As we were pulling up, I saw a girl who went to the same middle school as I following her older brother, who was a senior through the front doors as if it had been rehearsed at home. At this moment, I would have given my right foot to walk in her shoes right behind an older brother just this once. Eventually, with no place to hide, I just walked inside.

Unfortunately, this would not be the last of my longing for guidance from the older sibling I've never had.

I get it, I got a B in math. I get it, if I would have spent last Friday night studying instead of out with my friends it is possible that I could have gotten an A. But, what my parents seemed to not get was that life actually does go on even if you get a B on a report card. Time doesn't stop, your dreams don't diminish, and you are still viewed as a fairly competent person.

Luckily for my younger sisters, it seems my parents eventually did get it at the cost of my phone being taken away for three months and my social life ceasing to exist for the rest of that school year. As I spent every Friday night at home studying I longed, for just this once, to have an older sibling who was willing to take this hit for me.

Why did nobody tell me that it's actually more fun to go to school dances with friends than the boy you barely know who is just desperate for some conversation with the opposite sex?

I always wondered why that girl I went to middle school with never took a date to any of our formals or homecomings.

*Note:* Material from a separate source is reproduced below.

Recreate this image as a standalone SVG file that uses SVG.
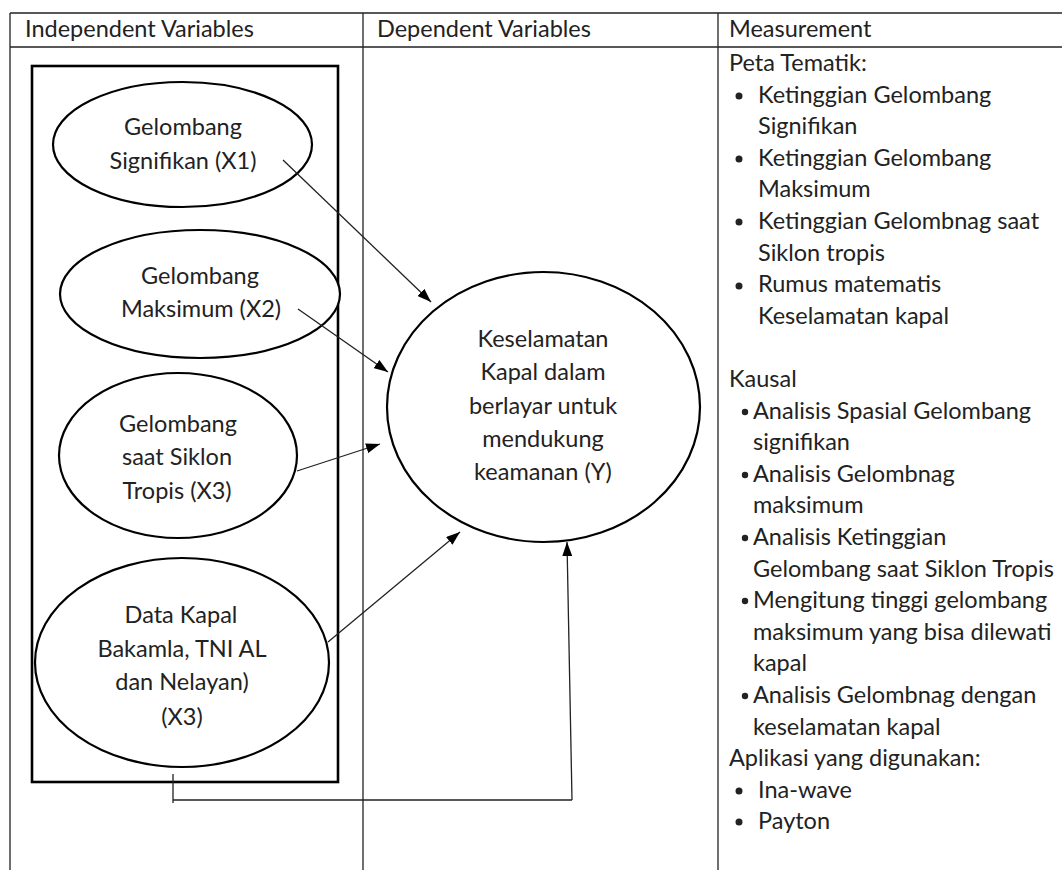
<svg xmlns="http://www.w3.org/2000/svg" width="1062" height="870" viewBox="0 0 1062 870">
<style>
text{font-family:Lato,"Open Sans","Liberation Sans",sans-serif;font-size:23.5px;fill:#222}
.c{text-anchor:middle}
.tbl{stroke:#222;stroke-width:1.3;fill:none}
.node{fill:#fff;stroke:#000;stroke-width:2.2}
.con{stroke:#222;stroke-width:1.3;fill:none}
.bul{fill:#222}
</style>
<defs>
<marker id="ah" viewBox="0 0 14 10" refX="14" refY="5" markerWidth="14" markerHeight="10" markerUnits="userSpaceOnUse" orient="auto">
<path d="M0,0 L14,5 L0,10 z" fill="#000"/>
</marker>
</defs>
<rect width="1062" height="870" fill="#fff"/>
<g id="table">
<path class="tbl" d="M10,13 H1062 M10,47 H1062 M10,13 V870 M363,13 V870 M718,13 V870"/>
<text x="25" y="37">Independent Variables</text>
<text x="377" y="37">Dependent Variables</text>
<text x="729" y="37">Measurement</text>
</g>
<g id="box">
<rect x="32" y="66" width="306" height="716" fill="none" stroke="#000" stroke-width="2.6"/>
</g>
<g id="x1">
<ellipse class="node" cx="182.5" cy="144.5" rx="129.5" ry="62.5"/>
<text class="c" x="183" y="135">Gelombang</text>
<text class="c" x="183" y="169">Signifikan (X1)</text>
</g>
<g id="x2">
<ellipse class="node" cx="200" cy="294" rx="140" ry="64"/>
<text class="c" x="200" y="284">Gelombang</text>
<text class="c" x="201" y="317">Maksimum (X2)</text>
</g>
<g id="x3">
<ellipse class="node" cx="178" cy="455.5" rx="119" ry="82.5"/>
<text class="c" x="178" y="432">Gelombang</text>
<text class="c" x="177" y="465">saat Siklon</text>
<text class="c" x="177" y="499">Tropis (X3)</text>
</g>
<g id="x4">
<ellipse class="node" cx="182" cy="662.5" rx="147" ry="104.5"/>
<text class="c" x="181" y="623">Data Kapal</text>
<text class="c" x="182" y="657">Bakamla, TNI AL</text>
<text class="c" x="182" y="690">dan Nelayan)</text>
<text class="c" x="182" y="725">(X3)</text>
</g>
<g id="y">
<ellipse class="node" cx="543.5" cy="407" rx="156.5" ry="135"/>
<text class="c" x="543" y="347">Keselamatan</text>
<text class="c" x="543" y="380">Kapal dalam</text>
<text class="c" x="543" y="414">berlayar untuk</text>
<text class="c" x="543" y="447">mendukung</text>
<text class="c" x="543" y="480">keamanan (Y)</text>
</g>
<g id="connectors">
<line class="con" x1="283" y1="160" x2="431" y2="302" marker-end="url(#ah)"/>
<line class="con" x1="298" y1="309" x2="388" y2="372" marker-end="url(#ah)"/>
<line class="con" x1="297" y1="471" x2="380" y2="444" marker-end="url(#ah)"/>
<line class="con" x1="328" y1="642" x2="460" y2="532" marker-end="url(#ah)"/>
<path class="con" d="M173,774 V803 M173,800 H572"/>
<line class="con" x1="572" y1="800" x2="567" y2="542" marker-end="url(#ah)"/>
</g>
<g id="measurement">
<text x="729" y="71">Peta Tematik:</text>
<circle class="bul" cx="739" cy="96" r="3.5"/>
<text x="758" y="103">Ketinggian Gelombang</text>
<text x="758" y="134">Signifikan</text>
<circle class="bul" cx="739" cy="159" r="3.5"/>
<text x="758" y="166">Ketinggian Gelombang</text>
<text x="758" y="197">Maksimum</text>
<circle class="bul" cx="739" cy="222" r="3.5"/>
<text x="758" y="229">Ketinggian Gelombnag saat</text>
<text x="758" y="261">Siklon tropis</text>
<circle class="bul" cx="739" cy="286" r="3.5"/>
<text x="758" y="292">Rumus matematis</text>
<text x="758" y="324">Keselamatan kapal</text>
<text x="729" y="387">Kausal</text>
<circle class="bul" cx="745" cy="412" r="3.2"/>
<text x="753" y="419">Analisis Spasial Gelombang</text>
<text x="753" y="450">signifikan</text>
<circle class="bul" cx="745" cy="475" r="3.2"/>
<text x="753" y="482">Analisis Gelombnag</text>
<text x="753" y="513">maksimum</text>
<circle class="bul" cx="745" cy="538" r="3.2"/>
<text x="753" y="545">Analisis Ketinggian</text>
<text x="753" y="577">Gelombang saat Siklon Tropis</text>
<circle class="bul" cx="745" cy="601" r="3.2"/>
<text x="753" y="608">Mengitung tinggi gelombang</text>
<text x="753" y="640">maksimum yang bisa dilewati</text>
<text x="753" y="671">kapal</text>
<circle class="bul" cx="745" cy="696" r="3.2"/>
<text x="753" y="703">Analisis Gelombnag dengan</text>
<text x="753" y="735">keselamatan kapal</text>
<text x="729" y="766">Aplikasi yang digunakan:</text>
<circle class="bul" cx="739" cy="791" r="3.5"/>
<text x="758" y="798">Ina-wave</text>
<circle class="bul" cx="739" cy="822" r="3.5"/>
<text x="758" y="829">Payton</text>
</g>
</svg>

Eventually, four homecomings and two proms later, I realized that this was because stumbling through the awkward introductions to family, tolerating the completely posed and overdone photos that would never actually be posted anywhere because you didn't talk outside of this forced interaction, and small talk over fruit punch and loud music was never actually necessary. Of course, I passed this message to my younger sisters and saved them the struggle of finding out for themselves.

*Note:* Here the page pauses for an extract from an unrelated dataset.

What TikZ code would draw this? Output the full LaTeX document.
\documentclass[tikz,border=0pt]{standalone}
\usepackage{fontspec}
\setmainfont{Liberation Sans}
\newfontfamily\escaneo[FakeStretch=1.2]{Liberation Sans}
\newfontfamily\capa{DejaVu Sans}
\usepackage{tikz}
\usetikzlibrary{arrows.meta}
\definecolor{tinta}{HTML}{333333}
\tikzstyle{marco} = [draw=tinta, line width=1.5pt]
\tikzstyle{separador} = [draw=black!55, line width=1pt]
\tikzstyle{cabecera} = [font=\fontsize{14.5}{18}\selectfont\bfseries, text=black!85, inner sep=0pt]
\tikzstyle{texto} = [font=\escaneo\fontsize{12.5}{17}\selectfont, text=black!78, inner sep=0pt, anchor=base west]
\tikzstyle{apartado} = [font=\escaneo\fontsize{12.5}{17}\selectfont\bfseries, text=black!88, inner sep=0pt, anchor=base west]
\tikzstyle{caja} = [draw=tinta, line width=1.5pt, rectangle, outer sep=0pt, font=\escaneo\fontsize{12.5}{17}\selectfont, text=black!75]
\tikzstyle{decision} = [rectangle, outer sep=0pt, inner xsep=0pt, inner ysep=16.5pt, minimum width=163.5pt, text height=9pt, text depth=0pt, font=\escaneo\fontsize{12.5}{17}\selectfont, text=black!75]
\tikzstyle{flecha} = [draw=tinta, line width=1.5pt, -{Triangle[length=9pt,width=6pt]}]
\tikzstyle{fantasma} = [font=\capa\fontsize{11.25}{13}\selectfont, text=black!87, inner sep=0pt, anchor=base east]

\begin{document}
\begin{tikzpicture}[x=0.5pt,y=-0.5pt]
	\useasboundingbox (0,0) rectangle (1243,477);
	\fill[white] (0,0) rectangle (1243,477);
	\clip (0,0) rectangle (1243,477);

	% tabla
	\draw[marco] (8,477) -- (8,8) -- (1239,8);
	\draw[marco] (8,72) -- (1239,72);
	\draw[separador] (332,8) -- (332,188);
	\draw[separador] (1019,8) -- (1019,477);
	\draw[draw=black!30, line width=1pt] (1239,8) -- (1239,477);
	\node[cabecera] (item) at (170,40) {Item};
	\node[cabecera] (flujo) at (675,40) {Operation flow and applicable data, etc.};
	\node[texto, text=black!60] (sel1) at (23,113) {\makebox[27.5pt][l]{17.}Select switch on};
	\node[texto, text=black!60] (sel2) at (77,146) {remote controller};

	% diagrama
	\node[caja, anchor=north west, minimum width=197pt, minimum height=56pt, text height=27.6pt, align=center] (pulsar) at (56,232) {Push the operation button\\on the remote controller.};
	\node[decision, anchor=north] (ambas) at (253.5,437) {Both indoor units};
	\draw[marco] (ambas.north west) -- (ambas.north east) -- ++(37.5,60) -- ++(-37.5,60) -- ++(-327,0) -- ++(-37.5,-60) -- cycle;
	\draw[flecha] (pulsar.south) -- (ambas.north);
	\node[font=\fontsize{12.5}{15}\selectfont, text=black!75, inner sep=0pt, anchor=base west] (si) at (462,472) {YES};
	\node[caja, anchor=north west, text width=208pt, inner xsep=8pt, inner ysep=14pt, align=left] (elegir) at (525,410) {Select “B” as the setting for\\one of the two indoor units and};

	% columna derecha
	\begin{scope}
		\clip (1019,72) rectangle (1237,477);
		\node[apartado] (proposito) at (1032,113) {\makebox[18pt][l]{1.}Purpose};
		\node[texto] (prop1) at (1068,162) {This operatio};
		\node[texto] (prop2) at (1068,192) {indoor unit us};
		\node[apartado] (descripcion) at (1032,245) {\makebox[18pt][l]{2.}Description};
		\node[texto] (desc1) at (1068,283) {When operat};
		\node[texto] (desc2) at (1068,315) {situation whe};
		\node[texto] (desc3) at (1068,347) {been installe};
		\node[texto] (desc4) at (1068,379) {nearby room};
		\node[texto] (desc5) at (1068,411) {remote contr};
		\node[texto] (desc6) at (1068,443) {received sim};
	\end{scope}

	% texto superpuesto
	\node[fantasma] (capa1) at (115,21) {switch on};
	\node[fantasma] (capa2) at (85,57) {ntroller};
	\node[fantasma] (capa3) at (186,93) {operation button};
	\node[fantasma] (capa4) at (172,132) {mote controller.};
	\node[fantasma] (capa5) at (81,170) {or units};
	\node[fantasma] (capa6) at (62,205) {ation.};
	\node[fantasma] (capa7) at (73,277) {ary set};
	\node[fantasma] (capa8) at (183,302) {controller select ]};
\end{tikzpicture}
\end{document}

Don't even get me started on being the first sibling to have to navigate applying to colleges.

I really could have used you then. I'm convinced there is nothing more difficult than trying to fill out a FAFSA or Common Application with absolutely no guidance or experience. Is my application essay long enough? Should I apply for early or regular admission? What if I don't get accepted anywhere? As selfish as it sounds, I would have given my other foot not to have to find these things out for myself.

I'd trade a lifetime worth of shotgun privileges to have you in my life to help me figure this stuff out.